Thursday, January 10, 2008

guest house

As if any of us needed something more to waste our time on...

As I was trolling the internet the other night, I stumbled across this free, flash-based escape puzzle developed by some Japanese dude known only as GUMP. It's a point-and-click adventure experience, so think of it like a miniature Myst (or King's Quest, if you remember that long ago). This one is called Guest House (give it some time to load up after you click the link). It's well designed, has a clean artistic style, and even a cool minimalist sound-track. There's no dialog and no instructions, and the "plot" is solely driven by the ethereal, suspenseful nature of the environment.

Don't you want to find out who (or what) is in this thing?

The basic idea is that you wake up in a room and have to figure out how to escape. There are objects to collect (you have an inventory), and stationary objects to interact with. You should be able to solve it in under an hour (but definitely expect a couple "what do I do now?" moments). Depending on how you feel about puzzles, you'll either find this relaxing or incredibly frustrating. Here are a few caveats and hints that hopefully will prevent you from running up against a seemingly impassable wall:

1. Observe your environment. Pay attention to details. The designer didn't build this room randomly, and although it seems fantastic, much of it operates according to logical principles.

2. Explore everything. When in doubt, point-and-click. Yes, this means pixel-hunting. If I remember correctly, there are only two moments where I felt this was being used unfairly against me (the pixels were hidden in a somewhat illogical place).

3. Items in your inventory are used to interact with the environment - but sometimes it is necessary to manipulate them while
they are still in your inventory. Double-click an object in your inventory to make it larger, and try playing with it in different ways. Some objects interact with each other. I failed to appreciate these points at first and couldn't figure out how to proceed.

4. There is a mathematical puzzle involved.

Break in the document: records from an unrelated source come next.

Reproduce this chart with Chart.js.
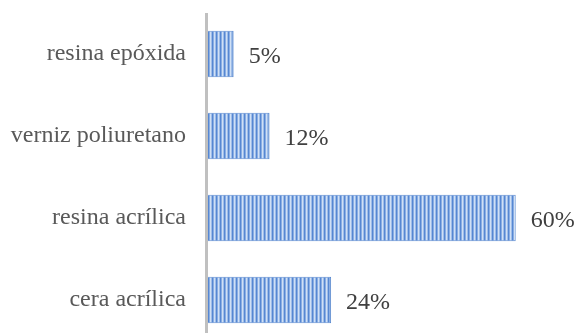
<!DOCTYPE html>
<html>
<head>
<meta charset="utf-8">
<script src="https://cdn.jsdelivr.net/npm/chart.js@4.4.1/dist/chart.umd.min.js"></script>
<style>
  html, body { margin:0; padding:0; background:#fff; overflow:hidden; }
</style>
</head>
<body>
<canvas id="chart" width="576" height="345"></canvas>
<script>
const categories = ['resina epóxida', 'verniz poliuretano', 'resina acrílica', 'cera acrílica'];
const percentages = [5, 12, 60, 24];

const FONT = "'Liberation Serif', 'Times New Roman', serif";

// vertical pinstripe fill, 4px repeat
function stripes(){
  const c = document.createElement('canvas');
  c.width = 4; c.height = 4;
  const g = c.getContext('2d');
  const cols = ['#5687d2', '#8aaee3', '#d0e0f5', '#9ebde9'];
  cols.forEach((col,i)=>{ g.fillStyle = col; g.fillRect(i,0,1,4); });
  return g.createPattern(c, 'repeat');
}

const valueLabels = {
  id:'valueLabels',
  afterDatasetsDraw(chart){
    const {ctx} = chart;
    const meta = chart.getDatasetMeta(0);
    ctx.save();
    ctx.font = `24px ${FONT}`;
    ctx.fillStyle = '#404040';
    ctx.textAlign = 'left';
    ctx.textBaseline = 'middle';
    meta.data.forEach((bar,i)=>{
      ctx.fillText(percentages[i] + '%', bar.x + 15, bar.y + 3);
    });
    ctx.restore();
  }
};

const axisLine = {
  id:'axisLine',
  afterDatasetsDraw(chart){
    const {ctx, chartArea} = chart;
    ctx.save();
    ctx.fillStyle = '#c0c0c0';
    ctx.fillRect(chartArea.left - 3, 13, 3, chart.height);
    ctx.restore();
  }
};

new Chart(document.getElementById('chart').getContext('2d'), {
  type:'bar',
  data:{
    labels:categories,
    datasets:[{
      data:percentages,
      backgroundColor:stripes(),
      borderColor:'#5c8bd0',
      borderWidth:1,
      borderSkipped:'left',
      barPercentage:0.57,
      categoryPercentage:1
    }]
  },
  options:{
    indexAxis:'y',
    responsive:false,
    animation:false,
    layout:{ padding:{ top:13, bottom:4, right:9, left:0 } },
    plugins:{ legend:{display:false}, tooltip:{enabled:false} },
    scales:{
      x:{ display:false, min:0, max:70 },
      y:{
        grid:{ display:false, drawTicks:false },
        border:{ display:false },
        ticks:{ color:'#595959', font:{ family:FONT, size:24 }, padding:22 },
        afterFit(scale){
          scale.width = 208;
          scale.paddingTop = 0;
          scale.paddingBottom = 0;
        }
      }
    }
  },
  plugins:[valueLabels, axisLine]
});
</script>
</body>
</html>
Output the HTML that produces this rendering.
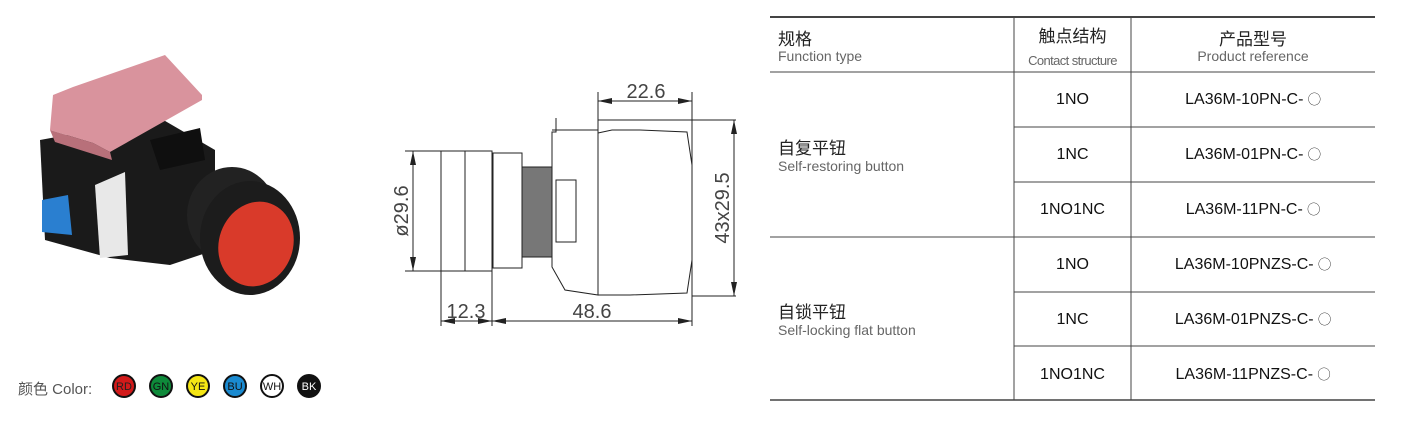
<!DOCTYPE html>
<html><head><meta charset="utf-8"><style>
body{margin:0;width:1405px;height:421px;background:#fff;overflow:hidden;position:relative;font-family:"Liberation Sans","Noto Sans CJK SC",sans-serif}
.t{position:absolute;white-space:nowrap}
.c{font-size:13px}
</style></head><body>
<svg width="1405" height="421" style="position:absolute;left:0;top:0">
<!-- photo -->
<polygon points="40,140 160,118 215,150 215,250 170,265 110,258 45,240" fill="#1a1a1a"/>
<polygon points="42,200 68,195 72,235 42,232" fill="#2a7fd0"/>
<polygon points="95,185 125,172 128,255 100,258" fill="#e8e8e8"/>
<polygon points="53,95 73,87 165,55 202,95 202,100 110,152 93,143 50,130" fill="#d9939d"/>
<polygon points="50,130 93,143 110,152 112,160 55,142" fill="#b8707a"/>
<polygon points="150,140 200,128 205,160 160,170" fill="#0f0f0f"/>
<ellipse cx="232" cy="215" rx="45" ry="48" fill="#222"/>
<ellipse cx="250" cy="238" rx="50" ry="57" fill="#1c1c1c"/>
<ellipse cx="256" cy="244" rx="37" ry="43" transform="rotate(20 256 244)" fill="#d93a2a"/>
<!-- drawing -->
<g stroke="#222" stroke-width="1" fill="none">
<rect x="441" y="151" width="51" height="120"/>
<line x1="465" y1="151" x2="465" y2="271"/>
<rect x="493" y="153" width="29" height="115"/>
<rect x="522" y="167" width="30" height="90" fill="#777"/>
<polyline points="556,118 556,132 552,132 552,267 565,290 598,295 598,130 552,130"/>
<rect x="556" y="180" width="20" height="62"/>
<polyline points="598,133 612,130 640,130 687,132 692,165 692,260 687,293 630,295 598,295"/>
<line x1="598" y1="120" x2="736" y2="120"/>
<line x1="692" y1="296" x2="736" y2="296"/>
<line x1="598" y1="92" x2="598" y2="130"/>
<line x1="692" y1="92" x2="692" y2="326"/>
<line x1="598" y1="101" x2="692" y2="101"/>
<line x1="734" y1="120" x2="734" y2="296"/>
<line x1="405" y1="151" x2="441" y2="151"/>
<line x1="405" y1="271" x2="441" y2="271"/>
<line x1="413" y1="151" x2="413" y2="271"/>
<line x1="441" y1="271" x2="441" y2="326"/>
<line x1="492" y1="271" x2="492" y2="326"/>
<line x1="441" y1="321" x2="692" y2="321"/>
</g>
<g fill="#222">
<polygon points="598,101 612,98 612,104"/><polygon points="692,101 678,98 678,104"/>
<polygon points="734,120 731,134 737,134"/><polygon points="734,296 731,282 737,282"/>
<polygon points="413,151 410,165 416,165"/><polygon points="413,271 410,257 416,257"/>
<polygon points="441,321 455,318 455,324"/><polygon points="492,321 478,318 478,324"/>
<polygon points="492,321 506,318 506,324"/><polygon points="692,321 678,318 678,324"/>
</g>
<g font-family="Liberation Sans" font-size="20" fill="#444">
<text x="646" y="98" text-anchor="middle">22.6</text>
<text x="466" y="318" text-anchor="middle">12.3</text>
<text x="592" y="318" text-anchor="middle">48.6</text>
<text transform="translate(408 211) rotate(-90)" text-anchor="middle">ø29.6</text>
<text transform="translate(729 208) rotate(-90)" text-anchor="middle">43x29.5</text>
</g>
<!-- table -->
<g stroke="#444" fill="none">
<line x1="770" y1="17" x2="1375" y2="17" stroke-width="2"/>
<line x1="770" y1="72" x2="1375" y2="72"/>
<line x1="770" y1="237" x2="1375" y2="237"/>
<line x1="1014" y1="127" x2="1375" y2="127"/>
<line x1="1014" y1="182" x2="1375" y2="182"/>
<line x1="1014" y1="292" x2="1375" y2="292"/>
<line x1="1014" y1="346" x2="1375" y2="346"/>
<line x1="770" y1="400" x2="1375" y2="400" stroke-width="1.5"/>
<line x1="1014" y1="17" x2="1014" y2="400"/>
<line x1="1131" y1="17" x2="1131" y2="400"/>
</g>
<!-- color dots -->
<g stroke="#111" stroke-width="2">
<circle cx="124" cy="386" r="11" fill="#d21a1a"/>
<circle cx="161" cy="386" r="11" fill="#0e8a3a"/>
<circle cx="198" cy="386" r="11" fill="#f5e614"/>
<circle cx="235" cy="386" r="11" fill="#1a8ad0"/>
<circle cx="272" cy="386" r="11" fill="#fff"/>
<circle cx="309" cy="386" r="11" fill="#111"/>
</g>
<g font-family="Liberation Sans" font-size="11" text-anchor="middle">
<text x="124" y="390" fill="#222">RD</text><text x="161" y="390" fill="#111">GN</text>
<text x="198" y="390" fill="#111">YE</text><text x="235" y="390" fill="#111">BU</text>
<text x="272" y="390" fill="#111">WH</text><text x="309" y="390" fill="#fff">BK</text>
</g>
</svg>
<div class="t" style="left:18px;top:378px;font-size:15px;color:#555">颜色 Color:</div>
<div class="t" style="left:778px;top:25px;font-size:17px;color:#222">规格</div>
<div class="t" style="left:778px;top:48px;font-size:14px;color:#666">Function type</div>
<div class="t" style="left:1014px;width:117px;text-align:center;top:22px;font-size:17px;color:#222">触点结构</div>
<div class="t" style="left:1014px;width:117px;text-align:center;top:53px;font-size:13px;color:#666;letter-spacing:-0.6px">Contact structure</div>
<div class="t" style="left:1131px;width:244px;text-align:center;top:25px;font-size:17px;color:#222">产品型号</div>
<div class="t" style="left:1131px;width:244px;text-align:center;top:48px;font-size:14px;color:#666">Product reference</div>
<div class="t" style="left:778px;top:134px;font-size:17px;color:#222">自复平钮</div>
<div class="t" style="left:778px;top:158px;font-size:14px;color:#666">Self-restoring button</div>
<div class="t" style="left:778px;top:298px;font-size:17px;color:#222">自锁平钮</div>
<div class="t" style="left:778px;top:322px;font-size:14px;color:#666">Self-locking flat button</div>
<div style="position:absolute;left:1014px;top:72px;width:117px;font-size:16px;color:#111;text-align:center">
<div style="height:55px;line-height:55px">1NO</div><div style="height:55px;line-height:55px">1NC</div><div style="height:55px;line-height:55px">1NO1NC</div>
<div style="height:55px;line-height:55px">1NO</div><div style="height:55px;line-height:55px">1NC</div><div style="height:55px;line-height:55px">1NO1NC</div></div>
<div style="position:absolute;left:1131px;top:72px;width:244px;font-size:16px;color:#111;text-align:center">
<div style="height:55px;line-height:55px">LA36M-10PN-C- <span class="c">◯</span></div><div style="height:55px;line-height:55px">LA36M-01PN-C- <span class="c">◯</span></div><div style="height:55px;line-height:55px">LA36M-11PN-C- <span class="c">◯</span></div>
<div style="height:55px;line-height:55px">LA36M-10PNZS-C- <span class="c">◯</span></div><div style="height:55px;line-height:55px">LA36M-01PNZS-C- <span class="c">◯</span></div><div style="height:55px;line-height:55px">LA36M-11PNZS-C- <span class="c">◯</span></div></div>
</body></html>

I found this mini-game oddly satisfying. If you like it, the creator has two more for you to try: Rental House, and the infamous Terminal House. I didn't find these latter two to be as logical, and Terminal House involves a certain degree of digit dexterity that I apparently lack. However, you will find yourself taking photographs of UFO's abducting Santa Claus and pixelated cavemen. As I said, these puzzles don't lack for style.